If the final maps place a home in a higher-risk zone, practical questions will surface quickly. Homeowners must consider elevation certificates, past flooding, and recent drainage improvements. Smart sellers will gather this information long before a transaction forces the issue.
Buyers must also dig deeper than the flood-zone label. Review seller disclosures, secure insurance quotes before closing, and examine the property's elevation relative to the street. Investors face similar scrutiny, as flood risk serves as a critical underwriting variable. Lazy analysis fails in this market, so investors must carefully evaluate insurability, elevation context, and how future buyers might discount the asset.
Expanding floodplain boundaries also ripple through infrastructure planning, roadway design, and housing supply. As land becomes tougher or more expensive to develop, pressure shifts across an already affordability-strained region. These draft maps offer a valuable preview of where the market is heading and where underwriting may tighten.
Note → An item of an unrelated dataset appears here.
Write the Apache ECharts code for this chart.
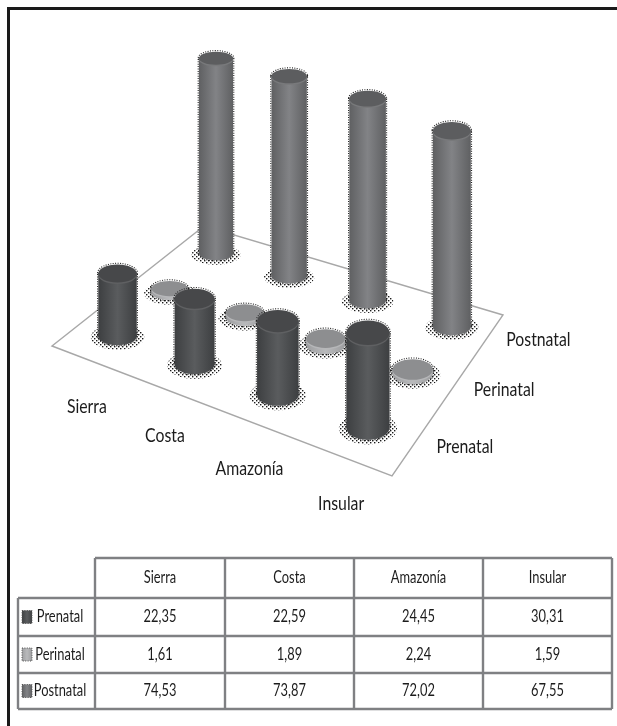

Property owners should act proactively. Check your address on the MAAPnext viewer and the FEMA Map Service Center to compare current effective maps with the new drafts. Gather existing surveys, elevation certificates, and prior flood documentation. Secure a real flood insurance quote now if you sit near a higher-risk area, and avoid waiting for an underwriter or a real estate listing to raise the issue.
Houston remains a resilient city, shaped by both named hurricanes and ordinary rain events turned extraordinary disasters. The new draft maps simply reflect this history. By forcing honest conversations about land use, insurance, and preparedness, they provide immense value. In Houston, the most expensive flood risk is the one you assume does not apply to you.
Important Note & Disclaimers
This article is for general informational purposes only and is not legal, engineering, surveying, insurance, or floodplain determination advice. The Harris County MAAPnext maps discussed here are draft awareness maps as of February 2026 and are not yet final regulatory flood maps. Flood zone designations are subject to change following the public review and appeal process.
Boundary lines on digital viewers may not reflect exact on-the-ground elevation differences. An elevation certificate or professional survey may be necessary to determine true flood risk. Property owners, buyers, sellers, and investors should verify flood-zone status, insurance requirements, pricing, and any appeal options directly with FEMA, the applicable local floodplain administrator, licensed insurance professionals, and qualified engineers or surveyors before making financial or real estate decisions.